Exercise requirements: Repeat every line of the listing below exactly, minus the pictures.

Information supplied:

+-------+

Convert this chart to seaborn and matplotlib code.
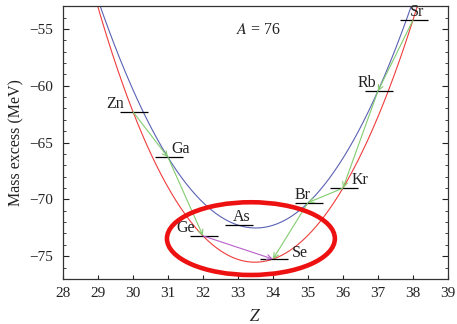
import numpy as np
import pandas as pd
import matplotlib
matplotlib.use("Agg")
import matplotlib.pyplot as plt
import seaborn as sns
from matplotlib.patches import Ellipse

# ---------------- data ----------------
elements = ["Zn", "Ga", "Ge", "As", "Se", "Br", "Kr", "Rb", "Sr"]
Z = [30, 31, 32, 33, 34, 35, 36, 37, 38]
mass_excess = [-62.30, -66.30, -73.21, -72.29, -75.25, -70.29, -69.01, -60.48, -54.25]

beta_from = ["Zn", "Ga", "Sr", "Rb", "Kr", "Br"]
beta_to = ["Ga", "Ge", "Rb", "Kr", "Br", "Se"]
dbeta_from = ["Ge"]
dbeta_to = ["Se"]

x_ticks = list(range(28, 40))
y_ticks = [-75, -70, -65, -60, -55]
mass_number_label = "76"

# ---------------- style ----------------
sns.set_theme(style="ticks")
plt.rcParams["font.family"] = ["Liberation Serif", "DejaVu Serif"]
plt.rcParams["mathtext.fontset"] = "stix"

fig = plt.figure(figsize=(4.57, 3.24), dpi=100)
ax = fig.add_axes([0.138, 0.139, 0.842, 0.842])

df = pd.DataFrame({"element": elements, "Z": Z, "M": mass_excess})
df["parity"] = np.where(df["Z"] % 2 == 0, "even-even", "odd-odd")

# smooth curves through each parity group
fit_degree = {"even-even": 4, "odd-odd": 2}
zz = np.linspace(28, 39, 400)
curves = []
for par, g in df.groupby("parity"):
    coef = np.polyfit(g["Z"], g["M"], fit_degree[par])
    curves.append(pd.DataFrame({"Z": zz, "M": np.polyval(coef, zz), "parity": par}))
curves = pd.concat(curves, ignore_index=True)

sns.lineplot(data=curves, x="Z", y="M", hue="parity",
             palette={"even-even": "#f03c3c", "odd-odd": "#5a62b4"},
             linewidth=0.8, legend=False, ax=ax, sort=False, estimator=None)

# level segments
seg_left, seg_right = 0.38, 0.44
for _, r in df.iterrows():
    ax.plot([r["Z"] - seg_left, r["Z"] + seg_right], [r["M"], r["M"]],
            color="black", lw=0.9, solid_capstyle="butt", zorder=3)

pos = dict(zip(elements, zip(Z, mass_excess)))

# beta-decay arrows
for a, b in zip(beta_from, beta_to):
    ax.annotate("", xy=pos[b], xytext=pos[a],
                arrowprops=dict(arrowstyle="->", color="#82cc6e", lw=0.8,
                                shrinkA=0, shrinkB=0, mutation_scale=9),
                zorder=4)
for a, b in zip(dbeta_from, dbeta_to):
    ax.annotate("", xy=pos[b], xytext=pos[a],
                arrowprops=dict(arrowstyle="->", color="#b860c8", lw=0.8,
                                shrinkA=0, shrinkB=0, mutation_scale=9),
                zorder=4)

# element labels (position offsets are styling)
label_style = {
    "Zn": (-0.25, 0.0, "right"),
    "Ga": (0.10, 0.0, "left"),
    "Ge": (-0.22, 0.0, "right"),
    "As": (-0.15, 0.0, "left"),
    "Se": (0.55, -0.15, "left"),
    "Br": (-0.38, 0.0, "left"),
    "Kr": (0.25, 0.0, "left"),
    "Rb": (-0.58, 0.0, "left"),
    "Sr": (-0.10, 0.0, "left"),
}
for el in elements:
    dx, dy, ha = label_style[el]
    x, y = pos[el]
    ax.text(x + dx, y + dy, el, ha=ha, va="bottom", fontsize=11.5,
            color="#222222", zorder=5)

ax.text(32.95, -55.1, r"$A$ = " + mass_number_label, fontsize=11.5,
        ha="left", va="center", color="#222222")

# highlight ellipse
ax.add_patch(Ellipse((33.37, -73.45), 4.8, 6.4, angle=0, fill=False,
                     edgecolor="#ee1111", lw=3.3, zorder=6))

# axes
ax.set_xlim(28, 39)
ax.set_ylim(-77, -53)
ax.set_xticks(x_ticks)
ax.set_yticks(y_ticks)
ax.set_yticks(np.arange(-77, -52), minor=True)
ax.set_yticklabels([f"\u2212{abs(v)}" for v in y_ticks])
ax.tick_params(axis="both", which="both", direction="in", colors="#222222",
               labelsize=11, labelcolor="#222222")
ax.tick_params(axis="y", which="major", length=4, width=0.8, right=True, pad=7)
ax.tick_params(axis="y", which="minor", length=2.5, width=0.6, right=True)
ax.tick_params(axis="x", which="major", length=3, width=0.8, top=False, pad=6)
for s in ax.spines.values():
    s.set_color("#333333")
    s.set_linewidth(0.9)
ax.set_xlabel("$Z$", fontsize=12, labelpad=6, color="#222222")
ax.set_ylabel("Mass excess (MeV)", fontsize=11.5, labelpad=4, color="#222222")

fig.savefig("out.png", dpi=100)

+-------+

Expected answer:
Convert this chart to seaborn and matplotlib code.
import numpy as np
import pandas as pd
import matplotlib
matplotlib.use("Agg")
import matplotlib.pyplot as plt
import seaborn as sns
from matplotlib.patches import Ellipse

# ---------------- data ----------------
elements = ["Zn", "Ga", "Ge", "As", "Se", "Br", "Kr", "Rb", "Sr"]
Z = [30, 31, 32, 33, 34, 35, 36, 37, 38]
mass_excess = [-62.30, -66.30, -73.21, -72.29, -75.25, -70.29, -69.01, -60.48, -54.25]

beta_from = ["Zn", "Ga", "Sr", "Rb", "Kr", "Br"]
beta_to = ["Ga", "Ge", "Rb", "Kr", "Br", "Se"]
dbeta_from = ["Ge"]
dbeta_to = ["Se"]

x_ticks = list(range(28, 40))
y_ticks = [-75, -70, -65, -60, -55]
mass_number_label = "76"

# ---------------- style ----------------
sns.set_theme(style="ticks")
plt.rcParams["font.family"] = ["Liberation Serif", "DejaVu Serif"]
plt.rcParams["mathtext.fontset"] = "stix"

fig = plt.figure(figsize=(4.57, 3.24), dpi=100)
ax = fig.add_axes([0.138, 0.139, 0.842, 0.842])

df = pd.DataFrame({"element": elements, "Z": Z, "M": mass_excess})
df["parity"] = np.where(df["Z"] % 2 == 0, "even-even", "odd-odd")

# smooth curves through each parity group
fit_degree = {"even-even": 4, "odd-odd": 2}
zz = np.linspace(28, 39, 400)
curves = []
for par, g in df.groupby("parity"):
    coef = np.polyfit(g["Z"], g["M"], fit_degree[par])
    curves.append(pd.DataFrame({"Z": zz, "M": np.polyval(coef, zz), "parity": par}))
curves = pd.concat(curves, ignore_index=True)

sns.lineplot(data=curves, x="Z", y="M", hue="parity",
             palette={"even-even": "#f03c3c", "odd-odd": "#5a62b4"},
             linewidth=0.8, legend=False, ax=ax, sort=False, estimator=None)

# level segments
seg_left, seg_right = 0.38, 0.44
for _, r in df.iterrows():
    ax.plot([r["Z"] - seg_left, r["Z"] + seg_right], [r["M"], r["M"]],
            color="black", lw=0.9, solid_capstyle="butt", zorder=3)

pos = dict(zip(elements, zip(Z, mass_excess)))

# beta-decay arrows
for a, b in zip(beta_from, beta_to):
    ax.annotate("", xy=pos[b], xytext=pos[a],
                arrowprops=dict(arrowstyle="->", color="#82cc6e", lw=0.8,
                                shrinkA=0, shrinkB=0, mutation_scale=9),
                zorder=4)
for a, b in zip(dbeta_from, dbeta_to):
    ax.annotate("", xy=pos[b], xytext=pos[a],
                arrowprops=dict(arrowstyle="->", color="#b860c8", lw=0.8,
                                shrinkA=0, shrinkB=0, mutation_scale=9),
                zorder=4)

# element labels (position offsets are styling)
label_style = {
    "Zn": (-0.25, 0.0, "right"),
    "Ga": (0.10, 0.0, "left"),
    "Ge": (-0.22, 0.0, "right"),
    "As": (-0.15, 0.0, "left"),
    "Se": (0.55, -0.15, "left"),
    "Br": (-0.38, 0.0, "left"),
    "Kr": (0.25, 0.0, "left"),
    "Rb": (-0.58, 0.0, "left"),
    "Sr": (-0.10, 0.0, "left"),
}
for el in elements:
    dx, dy, ha = label_style[el]
    x, y = pos[el]
    ax.text(x + dx, y + dy, el, ha=ha, va="bottom", fontsize=11.5,
            color="#222222", zorder=5)

ax.text(32.95, -55.1, r"$A$ = " + mass_number_label, fontsize=11.5,
        ha="left", va="center", color="#222222")

# highlight ellipse
ax.add_patch(Ellipse((33.37, -73.45), 4.8, 6.4, angle=0, fill=False,
                     edgecolor="#ee1111", lw=3.3, zorder=6))

# axes
ax.set_xlim(28, 39)
ax.set_ylim(-77, -53)
ax.set_xticks(x_ticks)
ax.set_yticks(y_ticks)
ax.set_yticks(np.arange(-77, -52), minor=True)
ax.set_yticklabels([f"\u2212{abs(v)}" for v in y_ticks])
ax.tick_params(axis="both", which="both", direction="in", colors="#222222",
               labelsize=11, labelcolor="#222222")
ax.tick_params(axis="y", which="major", length=4, width=0.8, right=True, pad=7)
ax.tick_params(axis="y", which="minor", length=2.5, width=0.6, right=True)
ax.tick_params(axis="x", which="major", length=3, width=0.8, top=False, pad=6)
for s in ax.spines.values():
    s.set_color("#333333")
    s.set_linewidth(0.9)
ax.set_xlabel("$Z$", fontsize=12, labelpad=6, color="#222222")
ax.set_ylabel("Mass excess (MeV)", fontsize=11.5, labelpad=4, color="#222222")

fig.savefig("out.png", dpi=100)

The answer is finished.